My mother won’t let the family hire any in-home help beyond the every other week cleaning lady. Her house, her life, her rules. I respect that. So when I visit I gather like items and organize them in homes that work for her, I get rid of old food, and when we are out shopping I remind her of the things she already has plenty of.

So why should she think about firing me? Because I can’t be neutral like I can with clients. I get frustrated and even a little angry, and I know that it shows. I question and judge her choices. I know in my professional organizer brain that her aging mind and body are really struggling, but my daughter brain and heart just want her to be her previously organized self…or at least maintain things I do for her.

My mother should think about firing me because even though I am helping her in some ways, we spend time together having fun, and the no-charge price is great, the stress it puts on our relationship may not be worth it. I often see people turn to family and friends for help de-cluttering and organizing. Sometimes it works great. More often than not, it fails. It is hard enough to help another person make decisions and work at a pace and style that might not match our own. When you add in all the emotions involved in a family or friend relationship, everything gets more complicated.

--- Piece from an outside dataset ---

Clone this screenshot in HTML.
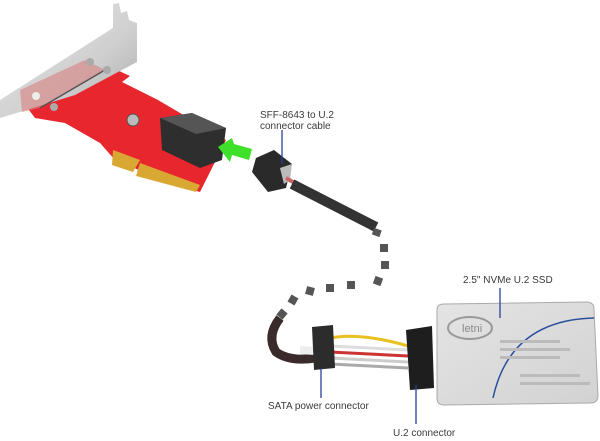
<!DOCTYPE html>
<html><head><style>
html,body{margin:0;padding:0;background:#fff;width:600px;height:441px;overflow:hidden}
svg{display:block}
text{font-family:"Liberation Sans",sans-serif;font-size:10px;fill:#3a3a3a}
</style></head><body>
<svg width="600" height="441" viewBox="0 0 600 441">
<defs>
<linearGradient id="br" x1="0" y1="0" x2="1" y2="1"><stop offset="0" stop-color="#e8e8e8"/><stop offset="0.6" stop-color="#cfcfcf"/><stop offset="1" stop-color="#a8a8a8"/></linearGradient>
<linearGradient id="ssd" x1="0" y1="0" x2="1" y2="1"><stop offset="0" stop-color="#e4e4e4"/><stop offset="1" stop-color="#d2d2d2"/></linearGradient>
</defs>
<!-- PCB -->
<polygon points="20,98 100,62 130,76 122,82 158,100 226,140 200,192 170,183 115,160 100,143 65,123 35,118" fill="#e8262e"/>
<!-- bracket -->
<polygon points="0,100 113,28 113,4 119,3 121,13 127,11 129,20 137,23 137,62 75,95 20,112 0,118" fill="url(#br)"/>
<polygon points="20,90 85,60 105,70 40,108 22,112" fill="#d88080" opacity="0.6"/>
<line x1="40" y1="108" x2="105" y2="70" stroke="#555" stroke-width="1.5"/>
<circle cx="90" cy="62" r="4" fill="#aaa"/><circle cx="107" cy="70" r="4" fill="#aaa"/><circle cx="36" cy="96" r="4" fill="#eee"/><circle cx="54" cy="107" r="4" fill="#aaa"/>
<circle cx="133" cy="120" r="6" fill="#bbb" stroke="#555" stroke-width="1"/>
<!-- gold fingers -->
<polygon points="113,150 140,160 133,172 112,165" fill="#d8a832"/>
<polygon points="140,163 200,185 196,192 136,176" fill="#d8a832"/>
<!-- connector -->
<polygon points="160,118 192,113 226,128 222,160 200,168 162,150" fill="#2e2e2e"/>
<polygon points="160,118 192,113 226,128 196,134" fill="#555"/>
<!-- green arrow -->
<polygon points="218,147 232,138 234,144 252,149 249,160 232,155 230,162" fill="#3ee02a"/>
<!-- cable head -->
<polygon points="256,158 274,150 292,164 286,188 268,192 252,172" fill="#2a2a2a"/>
<polygon points="280,168 292,164 290,180 284,184" fill="#bbb"/>
<line x1="286" y1="178" x2="300" y2="186" stroke="#c66" stroke-width="4"/>
<!-- cable tube -->
<line x1="292" y1="184" x2="376" y2="227" stroke="#333" stroke-width="10" stroke-linecap="butt"/>
<!-- dashes -->
<g fill="#555">
<rect x="373" y="229" width="8" height="7" transform="rotate(20 377 232)"/>
<rect x="380" y="244" width="8" height="8"/>
<rect x="381" y="261" width="8" height="8"/>
<rect x="374" y="277" width="8" height="8" transform="rotate(20 378 281)"/>
<rect x="347" y="281" width="8" height="8"/>
<rect x="326" y="284" width="8" height="8"/>
<rect x="306" y="287" width="8" height="8" transform="rotate(15 310 291)"/>
<rect x="289" y="296" width="8" height="8" transform="rotate(30 293 300)"/>
<rect x="278" y="310" width="8" height="8" transform="rotate(40 282 314)"/>
</g>
<!-- braided loop -->
<path d="M280,318 Q266,336 276,352 Q290,362 315,358" stroke="#3a2a2a" stroke-width="9" fill="none"/>
<!-- wires -->
<g stroke-width="3" fill="none">
<path d="M330,338 Q360,332 408,346" stroke="#e8c020"/>
<path d="M330,346 L408,350" stroke="#ddd"/>
<path d="M330,352 L408,356" stroke="#c33"/>
<path d="M330,358 L408,362" stroke="#ccc"/>
<path d="M330,364 L408,368" stroke="#aaa"/>
<path d="M300,350 L330,352" stroke="#eee" stroke-width="8"/>
</g>
<!-- SATA connector -->
<polygon points="312,327 333,325 335,368 314,370" fill="#2c2c2c"/>
<!-- U.2 connector -->
<polygon points="406,330 432,326 434,388 410,390" fill="#1e1e1e"/>
<!-- SSD -->
<path d="M437,310 Q437,304 444,304 L586,302 Q594,302 594,309 L598,396 Q598,403 590,403 L444,405 Q437,405 437,398 Z" fill="url(#ssd)" stroke="#aaa"/>
<path d="M493,398 Q510,320 594,318" stroke="#2b4f9c" stroke-width="1.5" fill="none"/>
<ellipse cx="470" cy="328" rx="22" ry="11" fill="none" stroke="#999" stroke-width="2"/>
<text x="462" y="332" style="font-size:11px;fill:#888">letni</text>
<g fill="#bbb"><rect x="500" y="340" width="60" height="3"/><rect x="500" y="348" width="70" height="3"/><rect x="500" y="356" width="60" height="3"/><rect x="520" y="374" width="60" height="3"/><rect x="520" y="382" width="70" height="3"/></g>
<!-- labels & leaders -->
<g stroke="#2a3f9e" stroke-width="1.3">
<line x1="282" y1="130" x2="282" y2="164"/>
<line x1="500" y1="288" x2="500" y2="318"/>
<line x1="321" y1="368" x2="321" y2="398"/>
<line x1="416" y1="385" x2="416" y2="424"/>
</g>
<text x="260" y="118">SFF-8643 to U.2</text>
<text x="260" y="129">connector cable</text>
<text x="463" y="283">2.5" NVMe U.2 SSD</text>
<text x="268" y="409">SATA power connector</text>
<text x="393" y="436">U.2 connector</text>
</svg>
</body></html>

So what do you do if you are in a situation like mine where your family member won’t accept outside help or if you are the one trying to decide whether to use the help of family or friends?
1. Look for a good match of personalities. If the helper is likely to express judgment, work at the wrong pace for you, or has their own agenda, look for a skilled professional organizer.
2. Keep planting seeds about the value of using an outside person. Every now and again I tell my mother how having a paid person means she can have someone help her on a regular basis.
3. Respect a person’s right to choose what is best for them. When there are risks of falls, fires, or other health problems you may have to go against their wishes to maintain safety.

Unless and until my mother decides to allow someone else to help or her safety is a factor, I will do my best to make helping her fun, to look for opportunities to learn more about her, and to keep my emotions in check. If I am truly trying to help her, it is not about me.

Are you trying to help a family member? What do you do to make it work?